The Egyptian campaign (Dan 11:25-11:28)

“He shall stir up

His power,

His determination,

Against the king of the south,

With a great army.

The king of the south

Shall wage war

With a much greater,

Stronger army.

But he shall not stand.

Plots shall be devised

Against him,

By those who eat

Of the royal rations.

They shall break him.

His army shall be swept away.

Many shall fall slain.

The two kings,

Their minds bent

On evil,

Shall sit

At one table.

They shall exchange lies.

But it shall not succeed.

There remains an end

At the time appointed.

He shall return

To his land

With great wealth.

But his heart shall be set

Against the holy covenant.

He shall work his will.

He shall return

To his own land.

King Antiochus IV determined to fight against the king of the south, in Egypt with a great army around 169 BCE. However, the king of the south, King Ptolemy VI (186-145 BCE), had a better stronger army.

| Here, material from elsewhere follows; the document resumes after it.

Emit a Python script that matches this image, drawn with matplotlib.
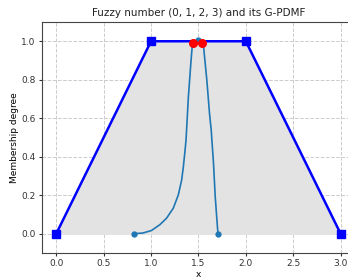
import matplotlib
matplotlib.use("Agg")
import matplotlib.pyplot as plt

trap_x = [0, 1, 2, 3]
trap_y = [0, 1, 1, 0]

left_x = [0.817, 0.916, 1.005, 1.093, 1.164, 1.235, 1.288, 1.323, 1.341, 1.359,
          1.369, 1.394, 1.419, 1.436, 1.46, 1.50]
left_y = [0.0, 0.004, 0.017, 0.047, 0.081, 0.133, 0.202, 0.279, 0.348, 0.434,
          0.486, 0.71, 0.88, 0.984, 1.0, 1.006]
right_x = [1.50, 1.53, 1.553, 1.589, 1.617, 1.635, 1.642, 1.659, 1.677, 1.695, 1.706]
right_y = [1.006, 1.0, 0.978, 0.796, 0.624, 0.538, 0.486, 0.366, 0.193, 0.072, 0.0]

red_x = [1.44, 1.535]
red_y = [0.989, 0.989]

fig = plt.figure(figsize=(3.48, 2.8), dpi=100)
ax = fig.add_axes([0.1207, 0.0964, 0.899, 0.825])

ax.fill_between(trap_x, trap_y, 0, color='#e3e3e3', zorder=1)
ax.plot(trap_x, trap_y, 'b-', lw=1.8, marker='s', ms=5.5, zorder=3)
ax.plot(left_x, left_y, color='#1f77b4', lw=1.2, marker='o', ms=3.5,
        markevery=[0, len(left_x) - 1], zorder=4)
ax.plot(right_x, right_y, color='#1f77b4', lw=1.2, marker='o', ms=3.5,
        markevery=[len(right_x) - 1], zorder=4)
ax.plot(red_x, red_y, 'o', color='red', ms=5.5, zorder=5)

ax.set_xlim(-0.15, 3.15)
ax.set_ylim(-0.1, 1.1)
ax.set_xticks([0, 0.5, 1.0, 1.5, 2.0, 2.5, 3.0])
ax.set_yticks([0, 0.2, 0.4, 0.6, 0.8, 1.0])
ax.tick_params(labelsize=6.5, length=2.5, pad=2, colors='#333333')
ax.grid(True, linestyle='--', color='#cccccc', lw=0.7)
ax.set_axisbelow(True)
for s in ax.spines.values():
    s.set_color('#444444')
ax.set_title('Fuzzy number (0, 1, 2, 3) and its G-PDMF', fontsize=7.5,
             color='#222222', pad=4)
ax.set_xlabel('x', fontsize=6.5, labelpad=1)
ax.set_ylabel('Membership degree', fontsize=6.5, labelpad=2)

fig.savefig('out.png', dpi=100)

Nevertheless, King Antiochus IV prevailed, because there was some failure among the troops of King Ptolemy VI, as plots were devised by those who ate his royal rations. Many were killed. They seem to have come to some sort of agreement, but each was too devious to make it work. King Antiochus IV returned with great wealth. He apparently stopped off in Jerusalem and sacked it in 169 BCE, since his heart was against the holy covenant. There he worked his will before he returned to his own land.